Crouch substantially elevated Portland’s place in the West Coast Conference. The Pilots were 0-27 the year before he arrived. In four seasons, he compiled a record of 55-66. In 2016, Crouch was the WCC coach of the year. This past season Portland was 15-15 overall, 6-12 in the WCC.

The USC job opened when the school announced it would not renew the contract of longtime coach Mick Haley. This past season, USC finished 25-10, tied for second in the Pac-12 at 14-6, and lost in five in the regional final at Florida.

USC announced his hiring on January 8, which happened to be his 43rd birthday.

“It’s a whirlwind, but I’ve taken over programs before,” Crouch said. “There’s more chatter around this because it’s USC and it’s a higher-profile program. In terms of the things you’ve got to do the first three or four weeks, it’s the same stuff. You have to connect with your players, connect with the recruits that are coming in, try to build your staff and so on. It feels fairly normal.”

Re-recruiting, if you will, the returning players, was of paramount importance. That’s where that doctorate in philosophy probably came in handy.

“We had a meeting and that first day we talked about trust. We talked about that if we wait to the point that we feel that we’re going to trust each other, that could be three years from now, so let’s just decide. Let’s decide to trust each other right now. That was the first meeting, all about that.”
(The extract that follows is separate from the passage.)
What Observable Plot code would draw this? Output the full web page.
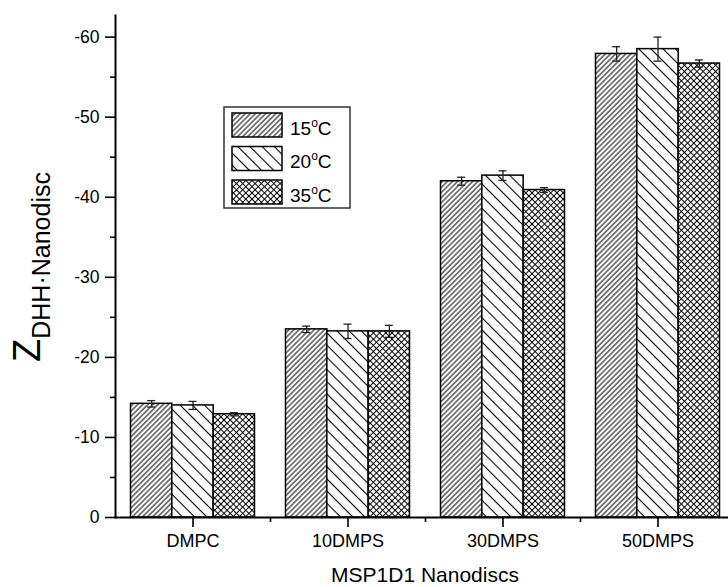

USC’s returning roster includes All-American outside Khalia Lanier, and a handful of players who had varying roles in the team’s run to the regional final where it lost in five sets at Florida. Crouch said no one is leaving the team.

“They’ve been really welcoming,” Crouch said. “It’s really hard on them to go through a transition. It’s always hard on the players to go through that. They’re just trying to size you up and they’ve been great.”
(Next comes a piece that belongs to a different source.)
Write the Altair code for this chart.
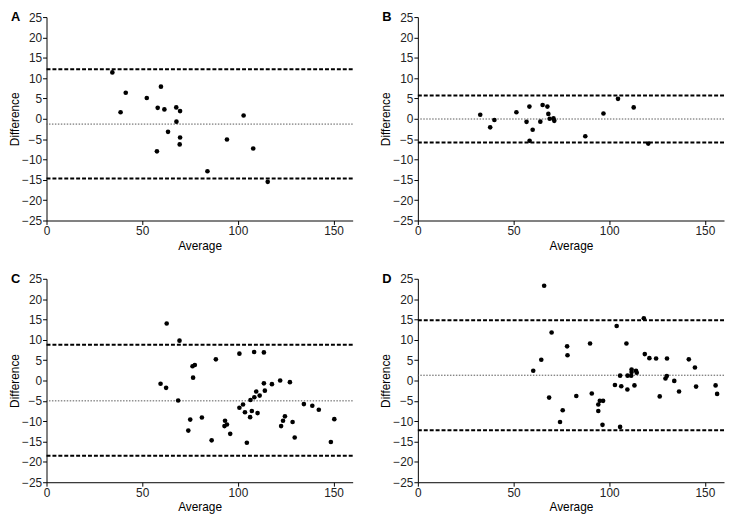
import altair as alt
import pandas as pd

FONT = "Liberation Sans"

# ---------------- Panel A ----------------
A_avg = [34.4, 41.4, 38.7, 52.4, 59.8, 58.1, 61.6, 67.8, 69.8, 67.9, 63.5, 69.8, 69.6, 57.7, 84.1, 94.3, 103.0, 108.0, 115.6]
A_diff = [11.4, 6.4, 1.6, 5.1, 7.9, 2.7, 2.3, 2.8, 1.9, -0.7, -3.2, -4.6, -6.3, -8.0, -12.9, -5.1, 0.8, -7.3, -15.5]
A_upper, A_mean, A_lower = 12.2, -1.3, -14.7

# ---------------- Panel B ----------------
B_avg = [32.6, 37.8, 40.0, 51.5, 56.8, 58.3, 58.4, 60.0, 64.0, 65.2, 67.7, 68.2, 68.9, 70.9, 71.3, 87.5, 97.0, 104.6, 112.8, 120.4]
B_diff = [1.0, -2.1, -0.3, 1.6, -0.75, 3.0, -5.4, -2.7, -0.7, 3.4, 3.0, 1.2, 0.0, 0.1, -0.5, -4.3, 1.3, 4.9, 2.8, -6.1]
B_upper, B_mean, B_lower = 5.7, -0.05, -5.8

# ---------------- Panel C ----------------
C_avg = [62.8, 69.5, 59.6, 62.5, 68.8, 76.3, 77.5, 76.6, 75.1, 74.1, 81.2, 86.3, 88.5, 93.3, 93.0, 94.3, 96.0,
         100.8, 100.8, 102.7, 103.7, 104.7, 106.6, 106.4, 107.3, 108.5, 108.6, 109.6, 110.3, 111.4, 113.6, 113.6,
         114.1, 117.8, 122.1, 122.6, 123.6, 124.6, 127.2, 128.6, 129.7, 134.5, 138.9, 142.3, 148.6, 150.4]
C_diff = [14.0, 9.8, -0.8, -1.8, -4.9, 3.5, 3.8, 0.7, -9.6, -12.3, -9.1, -14.7, 5.2, -9.9, -11.2, -10.8, -13.1,
          6.6, -6.7, -5.9, -7.8, -15.3, -4.8, -9.0, -7.5, 7.0, -4.1, -2.7, -8.0, -3.7, 6.9, -0.7,
          -2.5, -0.9, 0.0, -11.2, -9.9, -8.8, -0.4, -10.2, -14.0, -5.8, -6.2, -7.2, -15.1, -9.5]
C_upper, C_mean, C_lower = 8.8, -5.0, -18.5

# ---------------- Panel D ----------------
D_avg = [66.0, 60.3, 64.5, 69.9, 68.6, 78.0, 78.2, 75.7, 74.3, 82.8, 90.0, 90.9, 94.3, 94.3, 95.1, 96.8, 96.5,
         103.9, 118.1, 109.0, 105.7, 103.0, 106.3, 105.7, 109.5, 109.6, 111.5, 111.7, 111.7, 113.2, 114.0, 114.4,
         118.6, 121.0, 124.5, 126.4, 130.2, 129.4, 130.1, 134.0, 136.5, 141.6, 144.8, 145.4, 155.6, 156.4]
D_diff = [23.3, 2.4, 5.1, 11.8, -4.2, 8.4, 6.2, -7.3, -10.2, -3.8, 9.1, -3.2, -7.5, -5.9, -5.0, -5.0, -10.9,
          13.4, 15.3, 9.1, 1.2, -1.1, -1.4, -11.4, -2.2, 1.2, 1.2, 2.7, 2.1, -1.2, 2.4, 1.9,
          6.5, 5.5, 5.4, -3.9, 5.4, 0.5, 1.1, -0.1, -2.7, 5.2, 3.2, -1.5, -1.2, -3.3]
D_upper, D_mean, D_lower = 14.8, 1.3, -12.2

X_TICKS = [0, 50, 100, 150]
Y_TICKS = [-25, -20, -15, -10, -5, 0, 5, 10, 15, 20, 25]

W, H = 310, 206


def panel(letter, avg, diff, upper, mean, lower):
    pts = pd.DataFrame({"Average": avg, "Difference": diff})
    lim = pd.DataFrame({"Difference": [upper, lower]})
    mn = pd.DataFrame({"Difference": [mean]})
    lab = pd.DataFrame({"t": [letter]})

    x = alt.X("Average:Q", scale=alt.Scale(domain=[0, 160], nice=False, zero=False),
              axis=alt.Axis(values=X_TICKS, title="Average", format="d", titlePadding=4))
    y = alt.Y("Difference:Q", scale=alt.Scale(domain=[-25, 25], nice=False, zero=False),
              axis=alt.Axis(values=Y_TICKS, title="Difference", format="d", titlePadding=0))

    mean_rule = alt.Chart(mn).mark_rule(color="#555555", strokeWidth=1, strokeDash=[1.5, 1.5]).encode(y=y)
    lim_rule = alt.Chart(lim).mark_rule(color="black", strokeWidth=2, strokeDash=[4, 2]).encode(y=y)
    points = alt.Chart(pts).mark_circle(size=22, color="black", opacity=1).encode(x=x, y=y)
    letter_txt = alt.Chart(lab).mark_text(
        align="left", baseline="alphabetic", fontSize=13, fontWeight="bold", font=FONT, color="black"
    ).encode(x=alt.value(-36), y=alt.value(4), text="t:N")

    return alt.layer(mean_rule, lim_rule, points, letter_txt).properties(width=W, height=H)


pA = panel("A", A_avg, A_diff, A_upper, A_mean, A_lower)
pB = panel("B", B_avg, B_diff, B_upper, B_mean, B_lower)
pC = panel("C", C_avg, C_diff, C_upper, C_mean, C_lower)
pD = panel("D", D_avg, D_diff, D_upper, D_mean, D_lower)

chart = alt.vconcat(
    alt.hconcat(pA, pB, spacing=26),
    alt.hconcat(pC, pD, spacing=26),
    spacing=22,
).configure_view(stroke=None).configure_axis(
    grid=False,
    domainColor="black",
    domainWidth=1,
    tickColor="black",
    tickSize=4,
    labelFont=FONT,
    labelFontSize=12,
    labelColor="#222222",
    labelPadding=1,
    labelFlush=False,
    titleFont=FONT,
    titleFontSize=12,
    titleFontWeight="normal",
    titleColor="black",
).properties(padding=0, background="white")

chart.save("out.html", embed_options={"renderer": "svg", "actions": False})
There are five incoming freshmen, 6-foot-4 middle Abigail Hansen from Aspire, setter Ashley Humphreys of Laguna Beach, outside hitters Siena Secrist of Tstreet and Brooklyn Schirmer of Mizuno Long Beach, and libero Gabby Brown of Team Academy. What’s more, according to, the USC 2019 class has five of its top 50 players, including Indiana middle Madison Horin, who was on the VBM 25 Underclassmen list.
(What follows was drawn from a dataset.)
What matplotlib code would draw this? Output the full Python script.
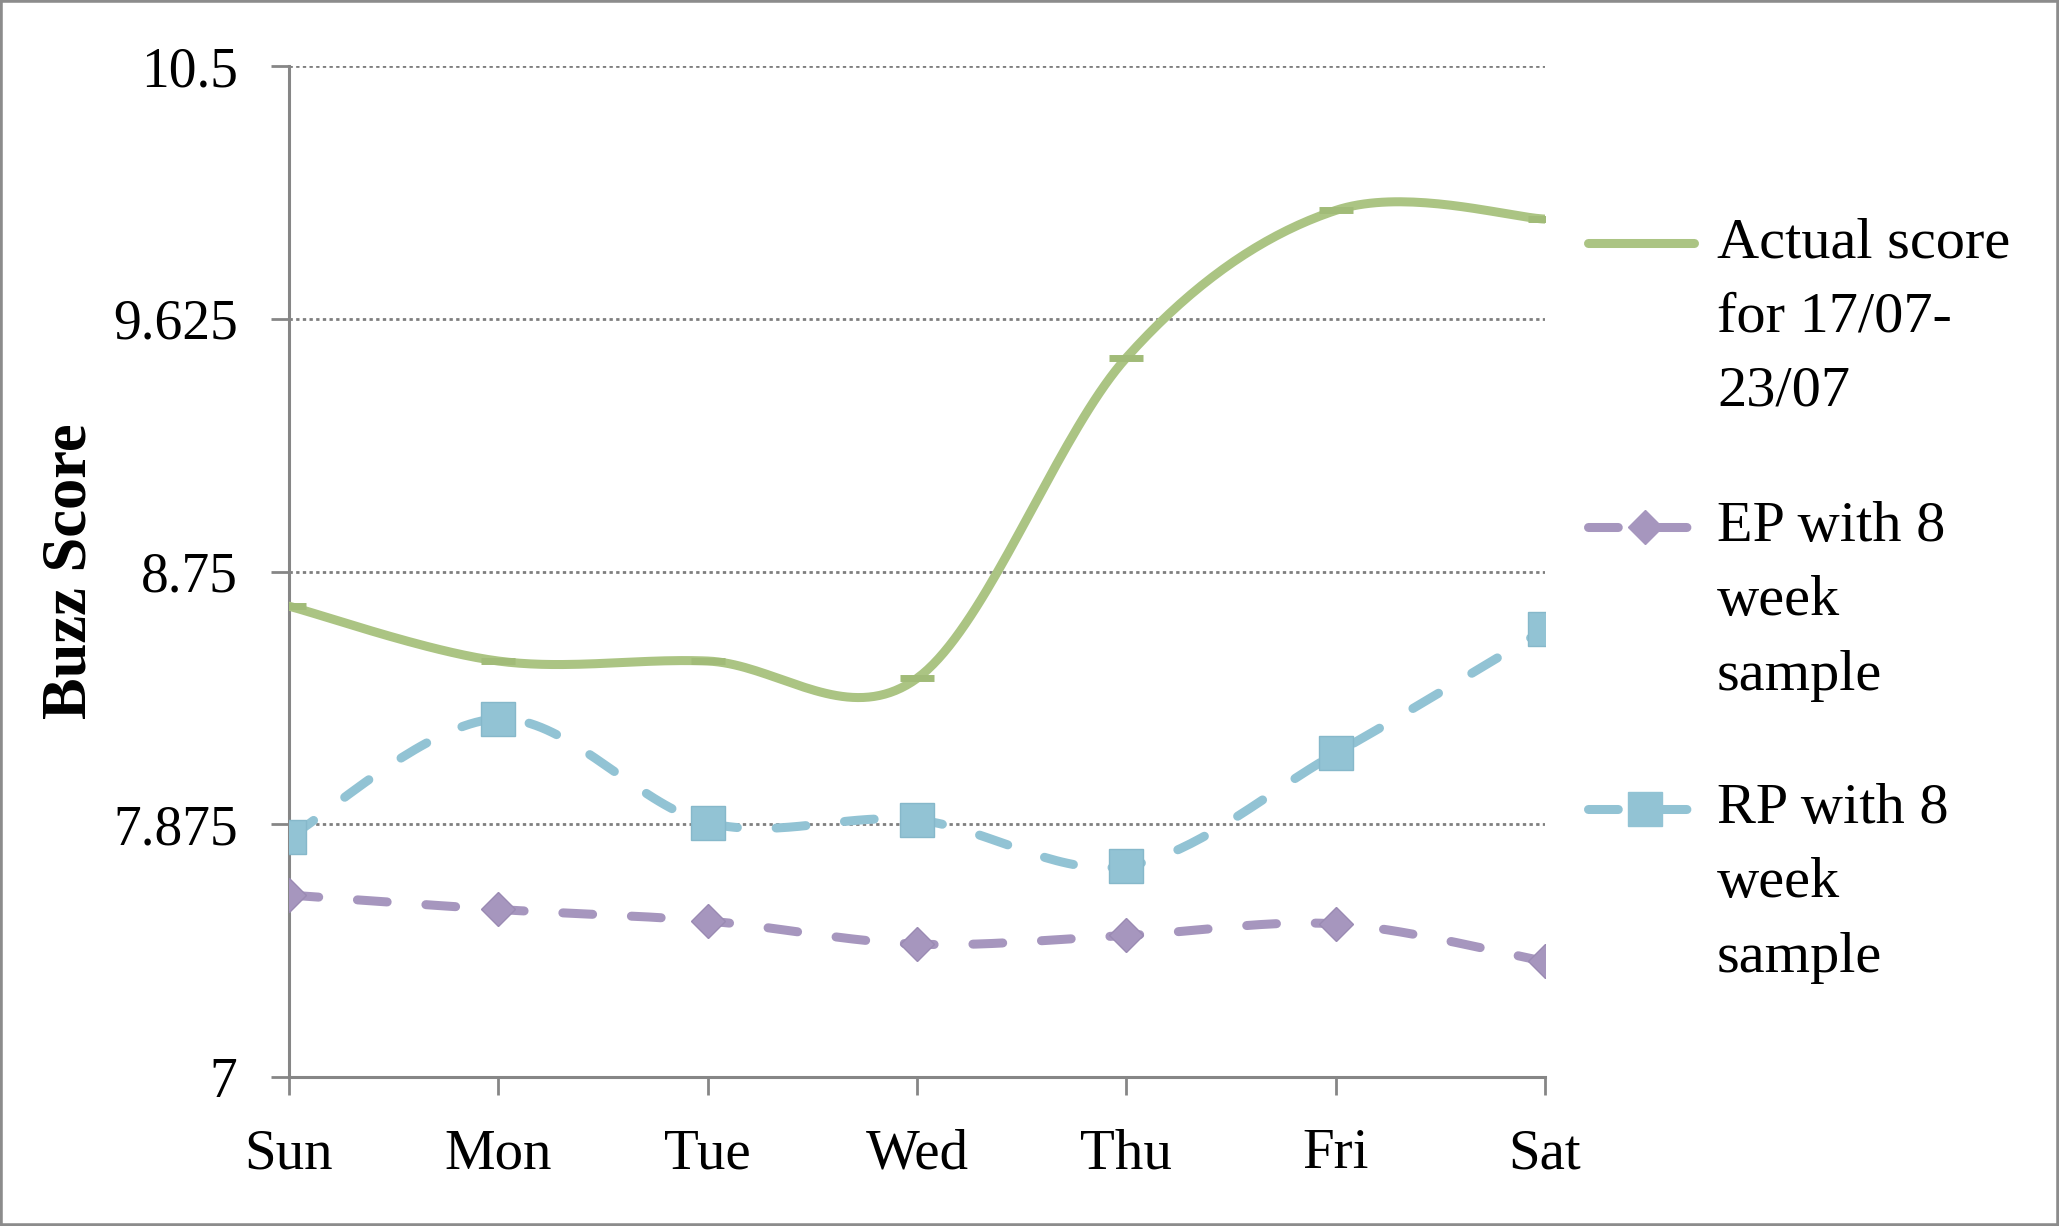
import numpy as np
import matplotlib.pyplot as plt
from matplotlib.lines import Line2D
from matplotlib.patches import Rectangle

# Data
days = ['Sun', 'Mon', 'Tue', 'Wed', 'Thu', 'Fri', 'Sat']
actual = [8.63, 8.44, 8.44, 8.38, 9.49, 10.0, 9.97]
ep_8wk = [7.63, 7.58, 7.54, 7.46, 7.49, 7.53, 7.40]
rp_8wk = [7.83, 8.24, 7.88, 7.89, 7.73, 8.12, 8.55]
y_ticks = [7, 7.875, 8.75, 9.625, 10.5]
y_tick_labels = ['7', '7.875', '8.75', '9.625', '10.5']
legend_lines = [['Actual score', 'for 17/07-', '23/07'],
                ['EP with 8', 'week', 'sample'],
                ['RP with 8', 'week', 'sample']]

green = '#abc483'
purple = '#a696be'
blue = '#92c3d4'
grey = '#868686'

plt.rcParams['font.family'] = ['Liberation Serif', 'DejaVu Serif']


def smooth(xs, ys, n=40):
    # catmull-rom style bezier, like the spreadsheet "smoothed line"
    p = np.column_stack([xs, ys]).astype(float)
    p_ext = np.vstack([p[0], p, p[-1]])
    out = []
    t = np.linspace(0, 1, n)[:, None]
    for i in range(len(p) - 1):
        b0 = p_ext[i + 1]
        b3 = p_ext[i + 2]
        b1 = b0 + (p_ext[i + 2] - p_ext[i]) / 6
        b2 = b3 - (p_ext[i + 3] - p_ext[i + 1]) / 6
        seg = ((1 - t) ** 3 * b0 + 3 * (1 - t) ** 2 * t * b1
               + 3 * (1 - t) * t ** 2 * b2 + t ** 3 * b3)
        out.append(seg if i == 0 else seg[1:])
    out = np.vstack(out)
    return out[:, 0], out[:, 1]


W, H = 2059, 1226
fig = plt.figure(figsize=(W / 100, H / 100), dpi=100)
ax = fig.add_axes([289 / W, 1 - 1077 / H, (1545 - 289) / W, (1077 - 66) / H])

x = np.arange(len(days))
dash = (3.3, 4.3)
lw_solid = 6.5
lw_dash = 6.5

sx, sy = smooth(x, actual)
ax.plot(sx, sy, color=green, lw=lw_solid, solid_capstyle='round', zorder=3)
ax.plot(x, actual, ls='none', marker='_', ms=24, mew=5, color='#a1bb78', zorder=4)

sx, sy = smooth(x, ep_8wk)
ax.plot(sx, sy, color=purple, lw=lw_dash, ls=(0, dash), dash_capstyle='round', zorder=3)
ax.plot(x, ep_8wk, ls='none', marker='D', ms=17, color=purple, mec='#9a8ab3', mew=1, zorder=4)

sx, sy = smooth(x, rp_8wk)
ax.plot(sx, sy, color=blue, lw=lw_dash, ls=(0, dash), dash_capstyle='round', zorder=3)
ax.plot(x, rp_8wk, ls='none', marker='s', ms=24, color=blue, mec='#86b8ca', mew=1, zorder=4)

ax.set_xlim(0, 6)
ax.set_ylim(7, 10.5)
ax.set_xticks(x)
ax.set_xticklabels(days, fontsize=41)
ax.set_yticks(y_ticks)
ax.set_yticklabels(y_tick_labels, fontsize=40)
ax.tick_params(axis='y', direction='out', length=13, width=2, color=grey, pad=24)
ax.tick_params(axis='x', direction='out', length=13, width=2, color=grey, pad=24)

for s in ['top', 'right']:
    ax.spines[s].set_visible(False)
for s in ['left', 'bottom']:
    ax.spines[s].set_color(grey)
    ax.spines[s].set_linewidth(2.2)

for yv in y_ticks[1:]:
    ax.axhline(yv, color='#7f7f7f', lw=2, ls=(0, (1.2, 1.2)), zorder=1)

fig.text(71 / W, 1 - 571 / H, 'Buzz Score', rotation=90, ha='center', va='center',
         fontsize=45, fontweight='bold')

# legend drawn by hand so the sample sits on the first text line
entry_y = [243, 527, 809]
styles = [dict(color=green, lw=lw_solid, solid_capstyle='round'),
          dict(color=purple, lw=lw_dash, ls=(0, dash), dash_capstyle='round'),
          dict(color=blue, lw=lw_dash, ls=(0, dash), dash_capstyle='round')]
marks = [None, dict(marker='D', ms=17, color=purple), dict(marker='s', ms=24, color=blue)]
for k in range(3):
    yy = 1 - entry_y[k] / H
    fig.add_artist(Line2D([1588 / W, 1694 / W], [yy, yy], transform=fig.transFigure, **styles[k]))
    if marks[k]:
        fig.add_artist(Line2D([1645 / W], [yy], transform=fig.transFigure, ls='none', **marks[k]))
    for j, line in enumerate(legend_lines[k]):
        fig.text(1717 / W, yy - j * 74.5 / H, line, ha='left', va='center', fontsize=42)

fig.add_artist(Rectangle((0, 0), 1, 1, transform=fig.transFigure, fill=False,
                         edgecolor='#8c8c8c', lw=4))

fig.savefig('out.png', dpi=100)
“We had a group text with all of the recruits on day one and I was on the phone with all them,” said Crouch, who has seen some of them play in tournaments, too. “I was on the phone with everyone who is coming in for three years.”

Crouch, who has worked in the USA Volleyball indoors and beach High Performance programs, is from Dallas. He was a four-year assistant at Saint Mary’s in California before taking over at Portland. Crouch, who played men’s club ball at and graduated from Texas A&M, from where he also has a master’s, has his PhD in philosophy from Oregon.

“This is way more challenging than what I was doing as a professor,” Crouch said. “When I was a professor, I was teaching classes and I was writing and there was  some committee work, but this is dealing with people every day for 20 hours a week for four years.

“The impact you make is important, you have to know something about marketing, you have to know something about branding, you have to know something about statistics, you have to know something about motor learning and psychology and when I was teaching philosophy, it was philosophy.”

To help him with all those things, Crouch has hired JJ Van Niel away from Utah and Alex Dunphy from Minnesota.

Van Niel was at Utah the past three seasons, promoted to associate head coach in 2017. He has the same role at USC. He’s spent extensive time with the USA women’s national program and had tremendous success as a club coach for Coast in San Diego.

Dunphy, a USC grad, was Minnesota’s assistant director of operations and video coordinator. She was previously the director of ops for the Pepperdine men, where her father, Marv, was a legendary coach.

USC won the AIAW national title in 1976, 1977 and 1980 and the first NCAA championship in 1981 under coach Chuck Erbe. Haley won two NCAA titles, in 2002 and 2003.

“It’s a place that has won national championships and it’s a place where you can do it again,” Crouch said. “There are very few places where you can do that.”